元の処理で、第2項を評価する際の subset として、起動時に指定された subset ではなく、"[r for r in subset if r not in s]" を指定しているのは、既に第1項で引き当てられたリビジョン(= r in s なリビジョン)は、第2項の評価結果から除外して構わないため。

さて、駄目な結果を返す "4 or 4^1" に対して実行してみると:

[DBG] subsetx=[0, 1, 2, 3, 4], x=('symbol', '4'), xl=[4]
[DBG] subsety=[0, 1, 2, 3], y=('parent', ('symbol', '4'), ('symbol', '1')), yl=[]

あれ? "4^1" が空(=該当リビジョン無し)で評価されてるぞ?

"4^1" の評価処理を遡って行くと、parentspec()symbolset()stringset() に行き着く。stringset() では、引き当てたリビジョンが指定された subset含まれない場合は、該当リビジョン無しとしている。

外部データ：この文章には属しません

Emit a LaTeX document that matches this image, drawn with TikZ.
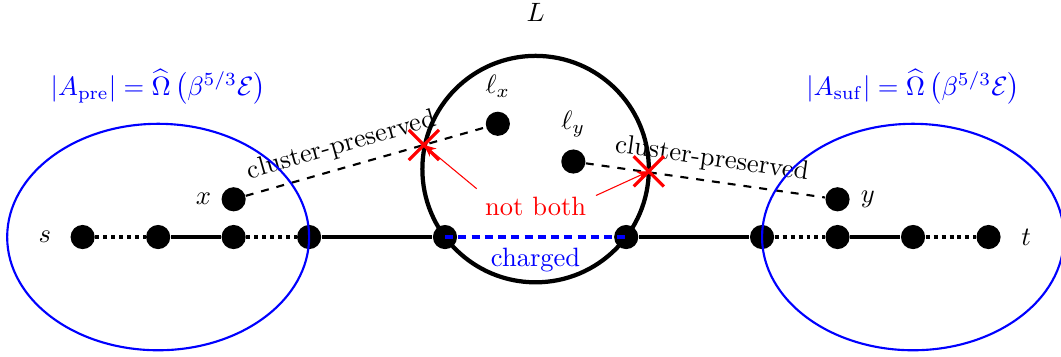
\documentclass[tikz,border=0pt]{standalone}
\usetikzlibrary{arrows.meta}
\begin{document}
\begin{tikzpicture}[
  dot/.style={circle,fill=black,inner sep=0pt,minimum size=3.2mm},
  mainln/.style={line width=1.2pt},
  dotln/.style={line width=1.6pt,dash pattern=on 1.5pt off 1.5pt},
  cpln/.style={thick,dashed},
  crossln/.style={red,line width=1.2pt},
  redarr/.style={red,-{Stealth[length=1.6mm,width=1.4mm]}},
  bluelab/.style={blue},
  ellln/.style={blue,thick}
]
\useasboundingbox (-1.095,-1.576) rectangle (12.96,3.14);

% big circle L
\draw[ultra thick] (6,0.9) circle (1.5);
\node (L) at (6,2.98) {$L$};

% main line nodes
\node[dot] (s) at (0,0) {};
\node[dot] (a1) at (1,0) {};
\node[dot] (a2) at (2,0) {};
\node[dot] (a3) at (3,0) {};
\node[dot] (c1) at (4.8,0) {};
\node[dot] (c2) at (7.2,0) {};
\node[dot] (b1) at (9,0) {};
\node[dot] (b2) at (10,0) {};
\node[dot] (b3) at (11,0) {};
\node[dot] (t) at (12,0) {};

\node[dot] (x) at (2,0.5) {};
\node[dot] (y) at (10,0.5) {};
\node[dot] (lx) at (5.5,1.5) {};
\node[dot] (ly) at (6.5,1.0) {};

% labels
\node (slab) at (-0.5,0) {$s$};
\node (tlab) at (12.5,0) {$t$};
\node (xlab) at (1.6,0.5) {$x$};
\node (ylab) at (10.4,0.5) {$y$};
\node (lxlab) at (5.5,2.0) {$\ell_x$};
\node (lylab) at (6.5,1.49) {$\ell_y$};

% main line connectors
\draw[dotln] (s) -- (a1);
\draw[mainln] (a1) -- (a2);
\draw[dotln] (a2) -- (a3);
\draw[mainln] (a3) -- (c1);
\draw[mainln] (c2) -- (b1);
\draw[dotln] (b1) -- (b2);
\draw[mainln] (b2) -- (b3);
\draw[dotln] (b3) -- (t);

% charged
\draw[blue,line width=1.6pt,dash pattern=on 3pt off 2pt] (c1.center) -- node[below,bluelab] (chg) {charged} (c2.center);

% cluster-preserved dashed lines
\draw[cpln] (x) -- node[sloped,above,pos=0.425] (cpl) {cluster-preserved} (lx);
\draw[cpln] (ly) -- node[sloped,above,pos=0.514] (cpr) {cluster-preserved} (y);

% crosses
\coordinate (crossL) at (4.52,1.22);
\coordinate (crossR) at (7.5,0.87);
\draw[crossln] ([shift={(-0.2,-0.2)}]crossL) -- ([shift={(0.2,0.2)}]crossL);
\draw[crossln] ([shift={(-0.2,0.2)}]crossL) -- ([shift={(0.2,-0.2)}]crossL);
\draw[crossln] ([shift={(-0.2,-0.2)}]crossR) -- ([shift={(0.2,0.2)}]crossR);
\draw[crossln] ([shift={(-0.2,0.2)}]crossR) -- ([shift={(0.2,-0.2)}]crossR);

% not both
\node[red] (nb) at (6,0.4) {not both};
\coordinate (nbL) at (5.22,0.64);
\coordinate (nbR) at (6.8,0.55);
\draw[redarr] (nbL) -- (crossL);
\draw[redarr] (nbR) -- (crossR);

% ellipses
\draw[ellln] (1,0) ellipse (2 and 1.5);
\draw[ellln] (11,0) ellipse (2 and 1.5);

\node[bluelab] (Apre) at (1,1.99) {$|A_{\mathrm{pre}}| = \widehat{\Omega}\left(\beta^{5/3}\mathcal{E}\right)$};
\node[bluelab] (Asuf) at (11,1.99) {$|A_{\mathrm{suf}}| = \widehat{\Omega}\left(\beta^{5/3}\mathcal{E}\right)$};
\end{tikzpicture}
\end{document}
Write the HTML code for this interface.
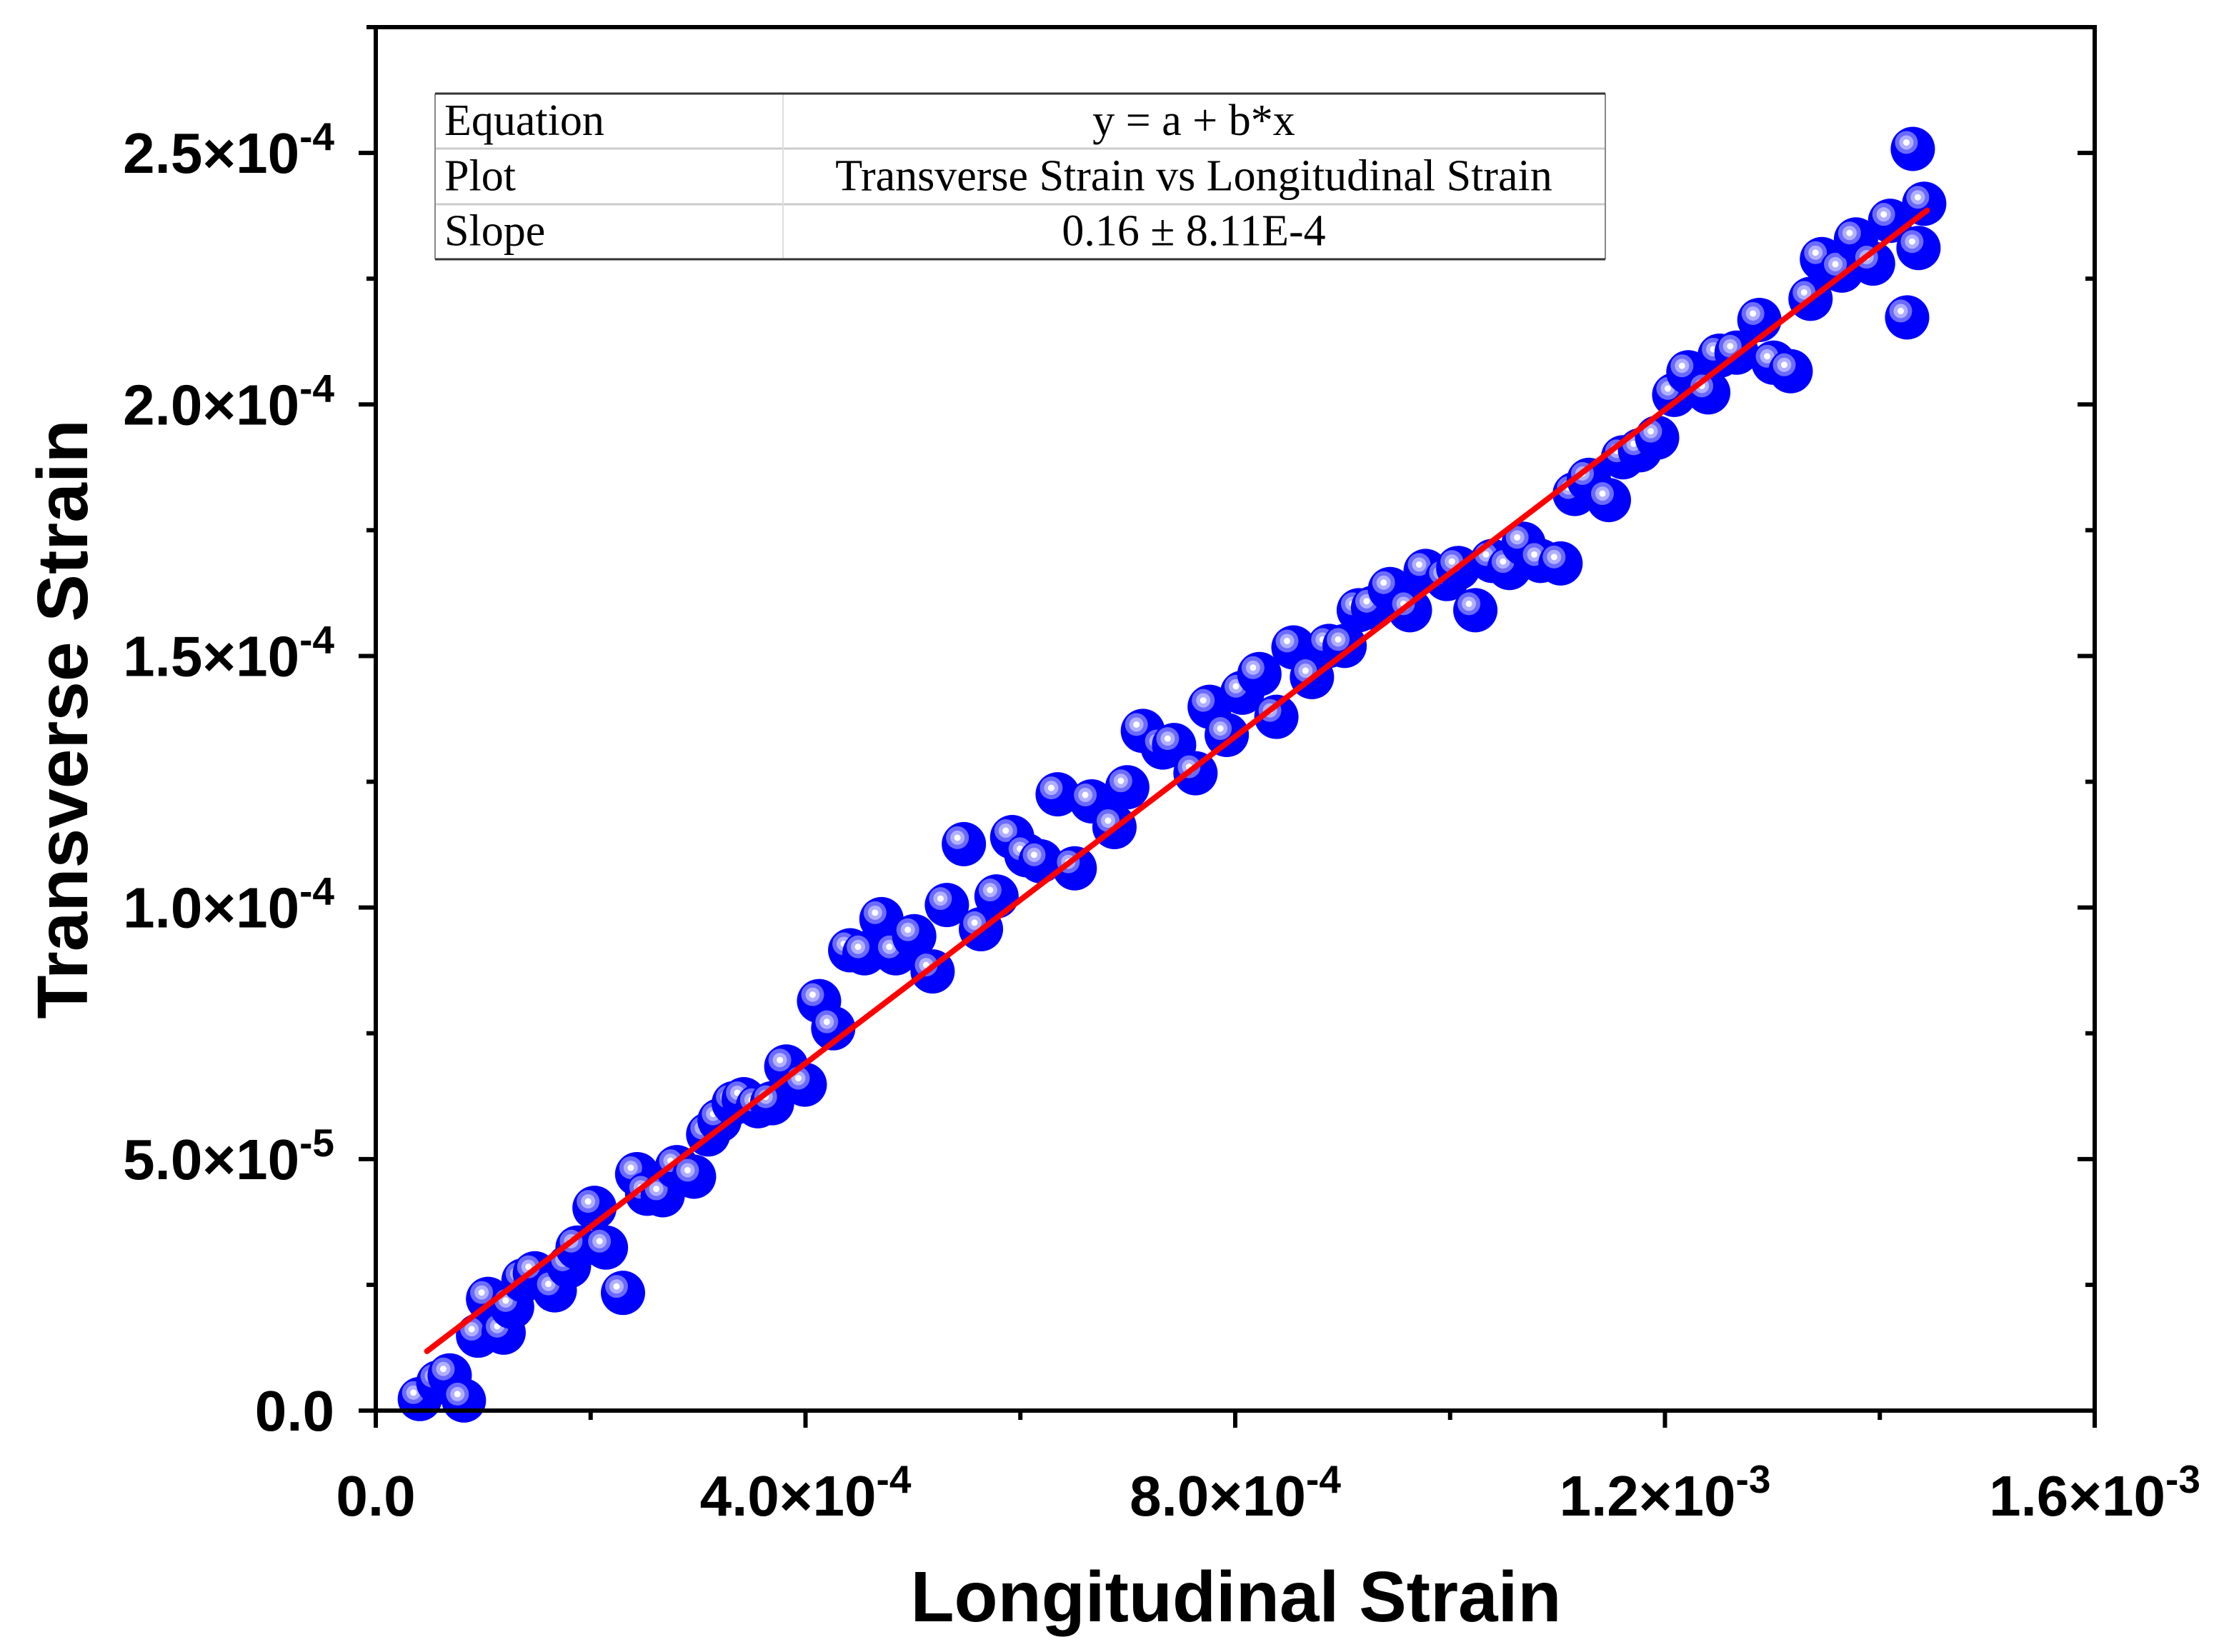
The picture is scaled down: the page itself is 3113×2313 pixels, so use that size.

def stringset(repo, subset, x):
    x = repo[x].rev()
    if x == -1 and len(subset) == len(repo):
        return [-1]
    if len(subset) == len(repo) or x in subset:
        return [x]
    return []

で、parentspec() の処理を確認すると:

    ps = set()
    cl = repo.changelog
    for r in getset(repo, subset, x):
        ....

これだ! 第1項(= "4^1" における "4")の評価のための getset(repo, subset, x) 呼び出しの際に、自分の呼び出しで指定された subset をそのまま渡しているから、結果として第1項を評価する stringset() が空を返してるんだ!

今回の例で言うと:

  1. "orset(subset=[0, 1, 2, 3, 4], x='4', y='4^1')" の評価を開始
  2. 第1項 "4" を評価
    1. "stringset(subset=[0, 1, 2, 3, 4], '4')" 実行
    2. 評価結果は "[4]"
  3. 第1項の評価結果を subset から除外 ⇒ subset=[0, 1, 2, 3]
  4. 第2項 "4^1" を評価
    1. "parentspec(subset=[0, 1, 2, 3  ], '4^1')" 実行
      1. "stringset(subset=[0, 1, 2, 3  ], '4')" 実行
      2. subset に含まれないので "4" は該当無し扱い
    2. "4^1" の評価結果は "[]"
  5. 第1項と第2項の評価結果の和である "[4]" を返却

といった感じかな?

本来 "parentspec()" は、"stringset(subset=全リビジョン, '4')" の結果を、subset=[0, 1, 2, 3  ]" でフィルタリングしなければいけないのに、"stringset()" 呼び出し(=副要素評価)に subset を指定しているのが駄目なんだな。

類似処理の確認

とりあえず原因はわかったけれど、でもこれって:

指定されたリビジョンに対する直接的な条件判定(例: コミットログの内容など)ではなく、間接的な導出(例: 親/子や、移植元/先など)を行う

といった全ての処理において発生し得る問題じゃねぇ?と思って一通りソースを調べてみたら、案の定、"ancestorspec()" ("~"相当) や rangeset() (":" 相当) でも subset の扱いが不適切である事を発見。

とりあえずパッチは取り込んでもらえたけれど:

将来的に、入力と出力の関係を上手いこと関連付けられれば、反復処理とかが組み立てやすいよね?(超意訳)

との Matt のお言葉なので、折を見て上手いリファクタリング案を考えてみた方が良いのかな?

今回の問題の再発防止は、現状だと目視で確認しなければならないから、annotation 等を使うなどして(ある程度)自動でガードできるようにしたいのは確かなんだよなぁ。

それから、subset として『全リビジョン』を指定する際に、list(repo) を使用している箇所がいくつかあったけど、list(repo) 評価時点で(ひょっとしたら大規模な)配列を作ってしまい、資源効率的にはよろしくない感じなので、代わりに repo.changelog を使う案も提案しなければ。